Komşumuzun evinin yandığını duysak hiç tereddüt etmeden müdahale ederiz. Elimize bir kova su alır yangını söndürmeye gideriz. Kendi müdahalemizin yanı sıra konu komşuyu da çağırır, yangının söndürülmesine yardım etmelerini isteriz. Bütün konu komşu birlik olur, el birliği ile komşumuzun yuvasını kurtarırız.
Öyle yangınlar vardır ki, ilk kıvılcım anında üzerine dökülecek bir miktar su ile çok rahat söner ve yuvalar kurtulur. Eğer bu ilk kıvılcıma arkamızı döner gidersek bu kıvılcım aleve dönüşür güzelim yuvayı yakar kül eder.
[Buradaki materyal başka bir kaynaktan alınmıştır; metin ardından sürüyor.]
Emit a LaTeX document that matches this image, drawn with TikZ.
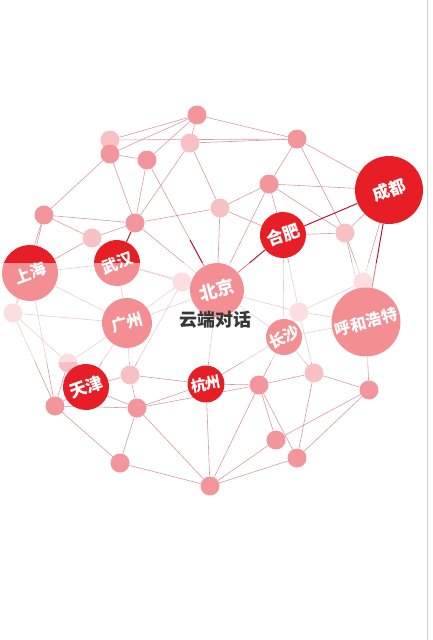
\documentclass[tikz,border=0pt]{standalone}
\usepackage{fontspec}
\newfontfamily\cjk{Noto Sans CJK SC}
\usepackage{tikz}
\usetikzlibrary{calc}
\pgfdeclarelayer{bg}
\pgfdeclarelayer{fg}
\pgfsetlayers{bg,main,fg}
\definecolor{cityred}{RGB}{232,30,38}
\definecolor{dotpink}{RGB}{242,150,155}
\definecolor{farpink}{RGB}{247,192,194}
\definecolor{linkpink}{RGB}{218,152,162}
\definecolor{hotline}{RGB}{178,28,48}
\definecolor{titlegray}{RGB}{55,55,55}
\newcommand{\cjksize}[1]{\cjk\bfseries\fontsize{#1}{#1}\selectfont}
\tikzset{
  dot/.style={
    circle,
    fill=dotpink,
    minimum size=19pt,
    inner sep=0pt,
  },
  far/.style={dot, fill=farpink},
  city/.style={
    circle,
    fill=cityred,
    minimum size=#1,
    inner sep=0pt,
    text=white,
  },
  link/.style={draw=linkpink, line width=0.6pt},
  hot/.style={draw=hotline, line width=1pt},
}

\begin{document}
\begin{tikzpicture}[x=1pt,y=-1pt]
  \useasboundingbox (0,0) rectangle (432,640);
  % small dots
  \node[dot] (n1) at (197,115) {};
  \node[far] (n2) at (110,140) {};
  \node[dot] (n3) at (110,154) {};
  \node[dot] (n4) at (147,160) {};
  \node[far] (n5) at (190,143) {};
  \node[dot] (n6) at (297,139) {};
  \node[dot] (n7) at (269,184) {};
  \node[far] (n8) at (220,208) {};
  \node[dot] (n9) at (44,215) {};
  \node[dot] (n10) at (135,223) {};
  \node[far] (n11) at (92,238) {};
  \node[far] (n12) at (345,233) {};
  \node[far] (n13) at (363,282) {};
  \node[far] (n14) at (13,313) {};
  \node[far] (n15) at (68,363) {};
  \node[far] (n16) at (130,375) {};
  \node[dot] (n17) at (55,406) {};
  \node[dot] (n18) at (137,408) {};
  \node[dot] (n19) at (120,463) {};
  \node[dot] (n20) at (210,486) {};
  \node[far] (n21) at (182,282) {};
  \node[far] (n22) at (299,312) {};
  \node[far] (n23) at (314,373) {};
  \node[dot] (n24) at (259,385) {};
  \node[dot] (n25) at (369,390) {};
  \node[dot] (n26) at (276,440) {};
  \node[dot] (n27) at (297,458) {};
  % cities
  \node[city=56pt, rotate=20, font=\cjksize{16}] (SH) at (30,273) {上海};
  \node[city=46pt, rotate=20, font=\cjksize{16}] (WH) at (117,263) {武汉};
  \node[city=68pt, rotate=20, font=\cjksize{17}] (CD) at (389,190) {成都};
  \node[city=46pt, rotate=20, font=\cjksize{17}] (HF) at (283,235) {合肥};
  \node[city=54pt, rotate=15, font=\cjksize{18}] (BJ) at (217,290) {北京};
  \node[city=50pt, rotate=15, font=\cjksize{16}] (GZ) at (127,323) {广州};
  \node[city=46pt, rotate=20, font=\cjksize{17}] (TJ) at (86,387) {天津};
  \node[city=37pt, rotate=10, font=\cjksize{15}] (HZ) at (206,384) {杭州};
  \node[city=36pt, rotate=25, font=\cjksize{16}] (CS) at (284,337) {长沙};
  \node[city=69pt, rotate=15, font=\cjksize{16}] (HH) at (366,322) {呼和浩特};
  % connectors
  \begin{pgfonlayer}{bg}
    \foreach \a/\b in {n1/n2, n1/n3, n1/n4, n1/n5, n1/n6, n2/n3, n2/n6,
      n3/n9, n3/n10, n3/n4, n4/n10, n4/BJ, n5/n10, n5/n8, n5/n6,
      n6/n7, n6/CD, n6/n12, n7/n8, n7/CD, n7/BJ, n7/n12, n7/HF,
      n8/n10, n8/HF, n8/BJ, n9/n10, n9/n11, n9/SH, n9/n14,
      n10/BJ, n10/n11, n11/WH, n11/SH, SH/WH, SH/n14, SH/n17, SH/GZ,
      WH/BJ, WH/GZ, WH/n21, n12/n13, n12/HH, n12/CD, n12/HF,
      n13/HH, n13/n22, HF/n22, HF/CS, BJ/GZ, BJ/CS, BJ/n21, BJ/HZ,
      BJ/n22, GZ/n16, GZ/n15, GZ/TJ, GZ/n21, GZ/n14, n14/n17, n14/n15,
      n15/TJ, n15/n17, TJ/n16, TJ/n17, TJ/n18, n16/n18, n16/HZ, n16/n21,
      n17/n19, n17/n18, n18/n19, n18/n20, n18/HZ, n18/n24, n19/n20,
      n20/n24, n20/n26, n20/n27, n20/HZ, HZ/n24, HZ/CS, n24/CS,
      n24/n26, n24/n27, n24/n23, n23/n25, n23/n27, n23/CS, n23/n22,
      n25/HH, n25/n26, n25/n27, CS/HH, CS/n22, n22/HH, CD/n13}
      \draw[link] (\a) -- (\b);
    \foreach \a/\b in {WH/n10, HF/BJ, HF/CD, CD/HH}
      \draw[hot] (\a) -- (\b);
    \draw[hot] (BJ) -- ($(BJ)!0.385!(n4)$);
  \end{pgfonlayer}
  % faded band and title
  \begin{pgfonlayer}{fg}
    \fill[white, opacity=0.5] (0,263) rectangle (432,362);
    \node[font=\cjksize{18}, text=titlegray] (title) at (215,320) {云端对话};
    \draw[gray!35, line width=0.8pt] (427,0) -- (427,640);
  \end{pgfonlayer}
\end{tikzpicture}
\end{document}
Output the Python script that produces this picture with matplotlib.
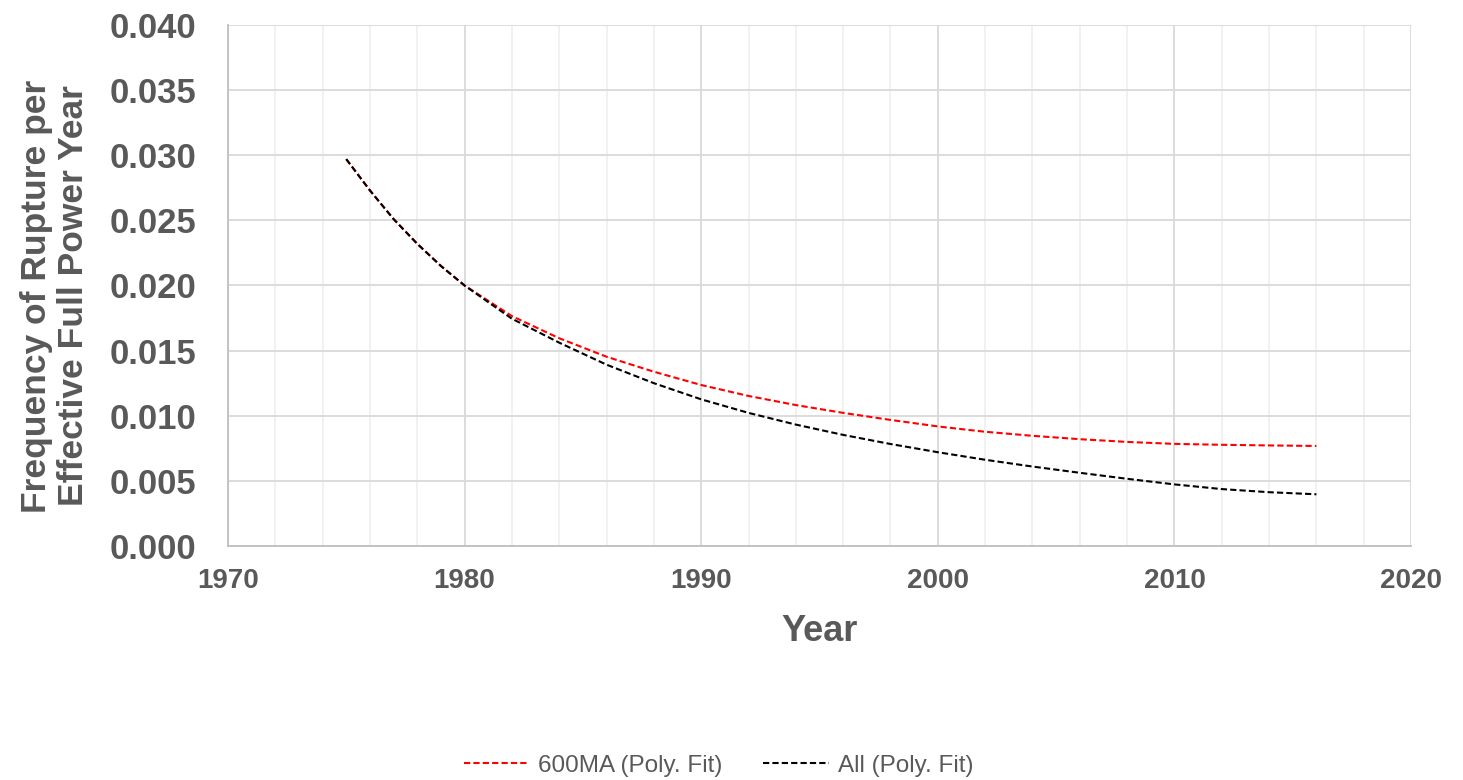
import matplotlib
matplotlib.use("Agg")
import matplotlib.pyplot as plt
from matplotlib.ticker import MultipleLocator, FormatStrFormatter

years = [1975, 1976, 1977, 1978, 1979, 1980, 1982, 1984, 1986, 1988, 1990,
         1992, 1994, 1996, 1998, 2000, 2002, 2004, 2006, 2008, 2010, 2012,
         2014, 2016]
fit_600ma = [0.0297, 0.0273, 0.0251, 0.0232, 0.0215, 0.0200, 0.01765, 0.01595,
             0.01453, 0.01338, 0.01236, 0.01152, 0.01082, 0.01022, 0.00968,
             0.00918, 0.00877, 0.00846, 0.00820, 0.00799, 0.00784, 0.00777,
             0.00772, 0.00768]
fit_all = [0.0297, 0.0273, 0.0251, 0.0232, 0.0215, 0.0200, 0.01745, 0.01561,
           0.01392, 0.01250, 0.01126, 0.01022, 0.00932, 0.00853, 0.00783,
           0.00720, 0.00662, 0.00610, 0.00562, 0.00516, 0.00473, 0.00437,
           0.00413, 0.00397]

plt.rcParams['font.family'] = ['Liberation Sans', 'DejaVu Sans']

fig = plt.figure(figsize=(14.63, 7.8), dpi=100)
ax = fig.add_axes([0.1558, 0.30, 0.8087, 0.668])

dash = (3.0, 1.5)
ax.plot(years, fit_600ma, color='#ff0000', lw=1.5, dashes=dash,
        label='600MA (Poly. Fit)', zorder=3)
ax.plot(years, fit_all, color='#000000', lw=1.5, dashes=dash,
        label='All (Poly. Fit)', zorder=3)

ax.set_xlim(1970, 2020)
ax.set_ylim(0, 0.040)
ax.xaxis.set_major_locator(MultipleLocator(10))
ax.xaxis.set_minor_locator(MultipleLocator(2))
ax.yaxis.set_major_locator(MultipleLocator(0.005))
ax.yaxis.set_major_formatter(FormatStrFormatter('%.3f'))

ax.grid(True, which='major', axis='both', color='#d9d9d9', lw=1.3, zorder=0)
ax.grid(True, which='minor', axis='x', color='#f0f0f0', lw=1.3, zorder=0)
ax.set_axisbelow(True)

for s in ['top', 'right']:
    ax.spines[s].set_visible(False)
for s in ['left', 'bottom']:
    ax.spines[s].set_color('#bfbfbf')
    ax.spines[s].set_linewidth(1.3)

ax.tick_params(axis='both', which='both', length=0)
ax.tick_params(axis='x', which='major', pad=16)
ax.tick_params(axis='y', which='major', pad=23)
for lbl in ax.get_xticklabels():
    lbl.set_fontsize(20)
    lbl.set_fontweight('bold')
    lbl.set_color('#595959')
for lbl in ax.get_yticklabels():
    lbl.set_fontsize(25)
    lbl.set_fontweight('bold')
    lbl.set_color('#595959')

ax.set_xlabel('Year', fontsize=26, fontweight='bold', color='#595959', labelpad=14)
ax.set_ylabel('Frequency of Rupture per\nEffective Full Power Year', fontsize=25.5,
              fontweight='bold', color='#595959', linespacing=1.12)
ax.yaxis.set_label_coords(-0.117, 0.48)

leg = fig.legend(loc='center', bbox_to_anchor=(0.491, 0.018), ncol=2, frameon=False,
                 fontsize=17.5, handlelength=2.7, columnspacing=1.7, handletextpad=0.35)
for t in leg.get_texts():
    t.set_color('#595959')

fig.savefig('out.png', dpi=100)
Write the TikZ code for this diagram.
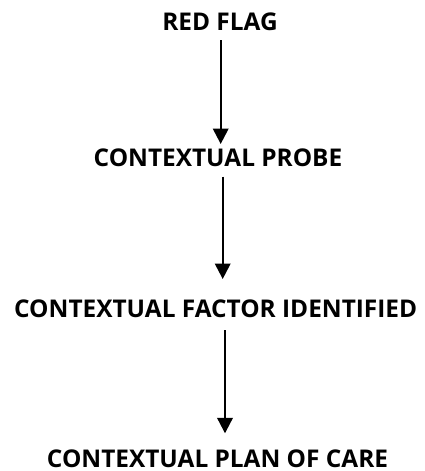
\documentclass[tikz,border=0pt]{standalone}
\usepackage{fontspec}
\setmainfont{Open Sans}
\usetikzlibrary{arrows.meta}
\begin{document}
\begin{tikzpicture}[x=1pt,y=1pt,
  lbl/.style={anchor=base,inner sep=0pt,font=\fontsize{24.4}{29}\selectfont\bfseries},
  arr/.style={line width=2.2pt,-{Triangle[width=15.5pt,length=15.5pt]}}]
\useasboundingbox (0,0) rectangle (425,-471);
\node[lbl] (a) at (220,-30) {RED FLAG};
\node[lbl] (b) at (218,-166) {CONTEXTUAL PROBE};
\node[lbl] (c) at (215.7,-317) {CONTEXTUAL FACTOR IDENTIFIED};
\node[lbl] (d) at (217.5,-467) {CONTEXTUAL PLAN OF CARE};
\coordinate (a1) at (220.7,-40);
\coordinate (b1) at (220.7,-144);
\coordinate (b2) at (222.7,-176.7);
\coordinate (c1) at (222.7,-279);
\coordinate (c2) at (225,-330);
\coordinate (d1) at (225,-433.3);
\draw[arr] (a1) -- (b1);
\draw[arr] (b2) -- (c1);
\draw[arr] (c2) -- (d1);
\end{tikzpicture}
\end{document}
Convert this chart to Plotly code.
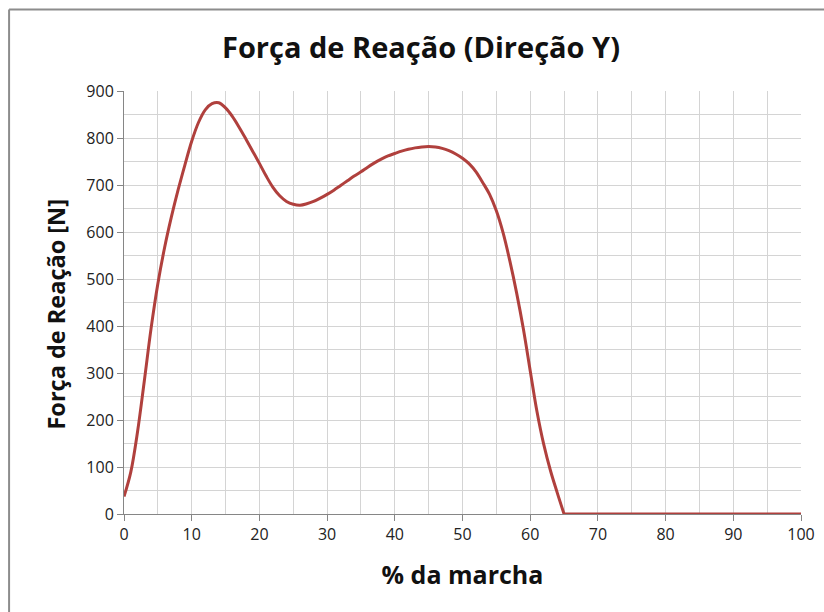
import plotly.graph_objects as go

pct_stance = list(range(0, 66))
force_stance = [37, 89, 175, 283, 395, 490, 567, 632, 690, 743,
                793, 833, 860, 873, 875, 864, 846, 823, 798, 772,
                746, 719, 695, 677, 665, 659, 657, 660, 665, 672,
                680, 689, 699, 709, 719, 728, 738, 747, 755, 762,
                767, 772, 776, 779, 781, 782, 781, 778, 773, 766,
                757, 745, 728, 705, 680, 645, 598, 538, 470, 393,
                305, 218, 148, 92, 45, 0]
pct_swing = list(range(65, 101))
force_swing = [0] * len(pct_swing)

title_text = "Força de Reação (Direção Y)"
x_title = "% da marcha"
y_title = "Força de Reação [N]"

W, H = 824, 612
L, R, T, B = 123.5, 23, 91, 98
pw, ph = W - L - R, H - T - B

line_style = dict(color="#B0403D", width=3)

fig = go.Figure()
fig.add_trace(go.Scatter(x=pct_stance, y=force_stance, mode="lines",
                         line=dict(line_style, shape="spline", smoothing=1.0),
                         hoverinfo="skip", showlegend=False))
fig.add_trace(go.Scatter(x=pct_swing, y=force_swing, mode="lines",
                         line=dict(line_style, shape="linear"),
                         hoverinfo="skip", showlegend=False))

grid_col = "#D4D4D4"
axis_col = "#868686"
tick_font = dict(family="Open Sans", size=16, color="#222222")

fig.update_xaxes(range=[0, 100], dtick=10, tick0=0, showgrid=True, gridcolor=grid_col, gridwidth=1,
                 minor=dict(dtick=5, showgrid=True, gridcolor=grid_col, gridwidth=1),
                 showline=True, linecolor=axis_col, linewidth=1, ticks="outside", ticklen=6,
                 tickcolor=axis_col, tickfont=tick_font, zeroline=False,
                 title=dict(text="<b>" + x_title + "</b>",
                            font=dict(family="Open Sans", size=25, color="#111111"), standoff=22))
fig.update_yaxes(range=[0, 900], dtick=100, tick0=0, showgrid=True, gridcolor=grid_col, gridwidth=1,
                 minor=dict(dtick=50, showgrid=True, gridcolor=grid_col, gridwidth=1),
                 showline=True, linecolor=axis_col, linewidth=1, ticks="outside", ticklen=6,
                 tickcolor=axis_col, tickfont=tick_font, zeroline=False)

# y-axis title placed as rotated annotation
fig.add_annotation(text="<b>" + y_title + "</b>", xref="paper", yref="paper",
                   x=(55 - L) / pw, y=(H - B - 314) / ph, xanchor="center", yanchor="middle",
                   textangle=-90, showarrow=False,
                   font=dict(family="Open Sans", size=23.5, color="#111111"))

# outer chart border (top and left edges visible)
bx = (8.5 - L) / pw
by = (H - B - 9.5) / ph
fig.add_shape(type="line", xref="paper", yref="paper", x0=bx, x1=1.2, y0=by, y1=by,
              line=dict(color="#8C8C8C", width=2))
fig.add_shape(type="line", xref="paper", yref="paper", x0=bx, x1=bx, y0=by, y1=-0.5,
              line=dict(color="#8C8C8C", width=2))

fig.update_layout(
    width=W, height=H,
    margin=dict(l=L, r=R, t=T, b=B, autoexpand=False),
    paper_bgcolor="white", plot_bgcolor="white",
    title=dict(text="<b>" + title_text + "</b>", x=421 / W, xref="container", xanchor="center",
               y=1 - 48 / H, yref="container", yanchor="middle",
               font=dict(family="Open Sans", size=29, color="#111111")),
)

fig.write_html("out.html", config={"displayModeBar": False},
               post_script="document.body.style.margin='0px';")
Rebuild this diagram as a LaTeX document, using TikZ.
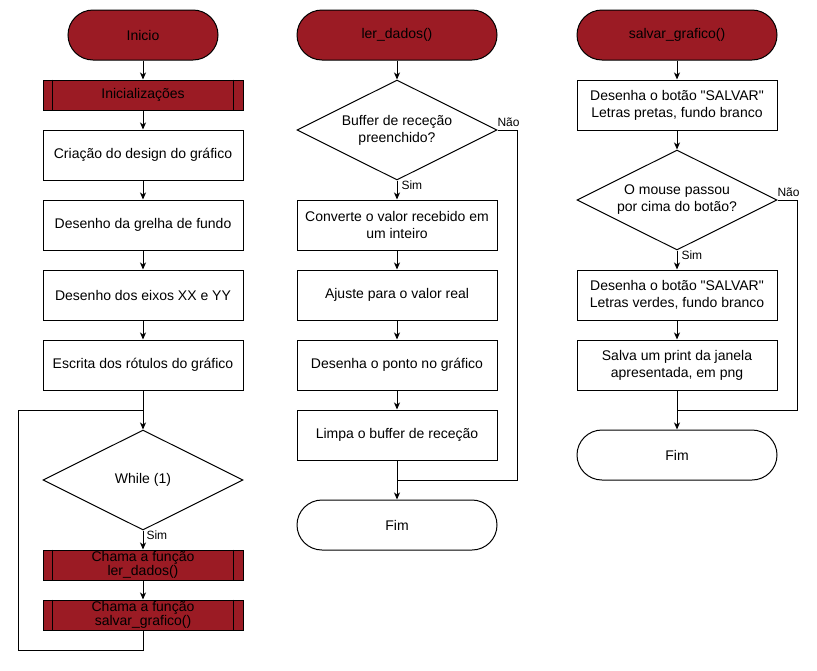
\documentclass[tikz,border=0pt]{standalone}
\usepackage{fontspec}
\setmainfont{Liberation Sans}
\usetikzlibrary{shapes.geometric,arrows.meta,calc}
\definecolor{dred}{RGB}{155,27,36}
\begin{document}
\begin{tikzpicture}[x=1pt,y=-1pt,line width=1pt,
  every node/.style={font=\fontsize{14}{17}\selectfont,align=center,inner sep=0pt},
  proc/.style={draw,minimum width=200pt,minimum height=50pt},
  sub/.style={draw,fill=dred,minimum width=200pt,minimum height=30pt,font=\fontsize{14}{14}\selectfont},
  term/.style={draw,fill=dred,rounded corners=25pt,minimum width=200pt,minimum height=50pt},
  fimterm/.style={draw,rounded corners=25pt,minimum width=200pt,minimum height=50pt},
  dec/.style={draw,diamond,aspect=2,minimum width=200pt,minimum height=100pt},
  lbl/.style={font=\fontsize{12}{13}\selectfont,anchor=west},
  arr/.style={-{Stealth[length=7pt,width=6pt,inset=2pt]}}]
\useasboundingbox (0,0) rectangle (817,670);
% column 1
\node[term,minimum width=150pt] (inicio) at (143,35) {Inicio};
\node[sub] (init) at (143,95) {Inicializações};
\node[proc] (b1) at (143,155) {Criação do design do gráfico};
\node[proc] (b2) at (143,225) {Desenho da grelha de fundo};
\node[proc] (b3) at (143,295) {Desenho dos eixos XX e YY};
\node[proc] (b4) at (143,365) {Escrita dos rótulos do gráfico};
\node[dec] (w) at (143,480) {While (1)};
\node[sub] (c1) at (143,565) {Chama a função\\ler\_dados()};
\node[sub] (c2) at (143,615) {Chama a função\\salvar\_grafico()};
\foreach \n in {init,c1,c2}{
  \draw ([xshift=10pt]\n.north west) -- ([xshift=10pt]\n.south west);
  \draw ([xshift=-10pt]\n.north east) -- ([xshift=-10pt]\n.south east);
}
\coordinate (l1) at (143,650);
\coordinate (l2) at (18,650);
\coordinate (l3) at (18,410);
\coordinate (l4) at (143,410);
\draw[arr] (inicio) -- (init);
\draw[arr] (init) -- (b1);
\draw[arr] (b1) -- (b2);
\draw[arr] (b2) -- (b3);
\draw[arr] (b3) -- (b4);
\draw[arr] (b4) -- (w);
\draw[arr] (w) -- (c1);
\draw[arr] (c1) -- (c2);
\draw (c2.south) -- (l1) -- (l2) -- (l3) -- (l4);
\node[lbl] at (146,535) {Sim};
% column 2
\node[term] (ld) at (397,35) {ler\_dados()};
\node[dec] (d2) at (397,130) {Buffer de receção\\preenchido?};
\node[proc] (e1) at (397,225) {Converte o valor recebido em\\um inteiro};
\node[proc] (e2) at (397,295) {Ajuste para o valor real};
\node[proc] (e3) at (397,365) {Desenha o ponto no gráfico};
\node[proc] (e4) at (397,435) {Limpa o buffer de receção};
\node[fimterm] (fim2) at (397,525) {Fim};
\coordinate (n1) at (517,130);
\coordinate (n2) at (517,480);
\coordinate (n3) at (397,480);
\draw[arr] (ld) -- (d2);
\draw[arr] (d2) -- (e1);
\draw[arr] (e1) -- (e2);
\draw[arr] (e2) -- (e3);
\draw[arr] (e3) -- (e4);
\draw[arr] (e4) -- (fim2);
\draw (d2.east) -- (n1) -- (n2) -- (n3);
\node[lbl] at (401,185) {Sim};
\node[lbl] at (497,122) {Não};
% column 3
\node[term] (sg) at (677,35) {salvar\_grafico()};
\node[proc] (f1) at (677,105) {Desenha o botão \textquotedbl SALVAR\textquotedbl\\Letras pretas, fundo branco};
\node[dec] (d3) at (677,200) {O mouse passou\\por cima do botão?};
\node[proc] (f2) at (677,295) {Desenha o botão \textquotedbl SALVAR\textquotedbl\\Letras verdes, fundo branco};
\node[proc] (f3) at (677,365) {Salva um print da janela\\apresentada, em png};
\node[fimterm] (fim3) at (677,455) {Fim};
\coordinate (m1) at (797,200);
\coordinate (m2) at (797,410);
\coordinate (m3) at (677,410);
\draw[arr] (sg) -- (f1);
\draw[arr] (f1) -- (d3);
\draw[arr] (d3) -- (f2);
\draw[arr] (f2) -- (f3);
\draw[arr] (f3) -- (fim3);
\draw (d3.east) -- (m1) -- (m2) -- (m3);
\node[lbl] at (681,255) {Sim};
\node[lbl] at (777,192) {Não};
\end{tikzpicture}
\end{document}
Yangın söndürmeye benzinle gidilmez. Ya su döker soğutursun ya ıslak bir battaniye atar alevi kapatırsın. Yangına su yerine benzin dökersen alev daha da büyür ve yuvayı hızla küle dönüştürür.
Yanan bir ev zamanında söndürülmediğinde en yakın evden başlayarak tüm mahalleyi yakar. Hele bir de rüzgâr varsa yangını durdurmak çok zordur. Önüne geleni kavurup geçer.
Komşumuzun evinde bazen eşler arasında küçük geçimsizlik kıvılcımlarına şahit oluruz. Çocuklarında isyan kıvılcımları ve ahlaki zafiyetler görürüz. Bu kıvılcımları ilk gördüğümüzde hemen usulüne uygun bir şekilde müdahale etmeliyiz. Komşumuzun derdi ile dertlenmeli, yuvanın alev almaması için gayret etmeliyiz. Eğer komşumuzun alevini söndürmez isek ilk zararın bize geleceğini unutmamalıyız.
Bir Müslüman kendi nefsinden sorumlu olduğu gibi en yakınında ki komşusundan da sorumludur. Komşusunun evindeki manevi yangından haberdar olmalı, İslami usullere göre bu yangını söndürmeye gayret etmelidir. Namaz kılmayan, oruç tutmayan, İslam’ın emirleri konusunda nefsinin isteklerine boyun eğen komşusuna tebliğ görevini yerine getirmeli, cehennem ateşinden korumalıdır. İçki içen, faiz yiyen, İslam’ın yasaklarına uymayan komşusunu cehennem ateşine bırakmamalı, dünyada iken kurtulması için komşusuna el uzatmalıdır.
Peygamber Efendimiz (s.) şöyle buyuruyor: “Kıyamet günü komşusunun yakasına yapışmış, ‘Ya Rab! Bu, bana kapısını kapattı ve iyiliğini benden esirgedi’ diyecek nice komşular vardır.” Kıyamet günü komşumuzun yakamıza yapışmaması için, bu dünyadayken komşumuzun üzerimizdeki tebliğ hakkını, hakkıyla yerine getirmeliyiz.
Yanan komşu evinin yenisi alınır ama yıkılan yuva yeniden kurulamaz. Dünyada cehenneme odun hazırlayan komşumuzu cehennem ateşinden kurtaramayız.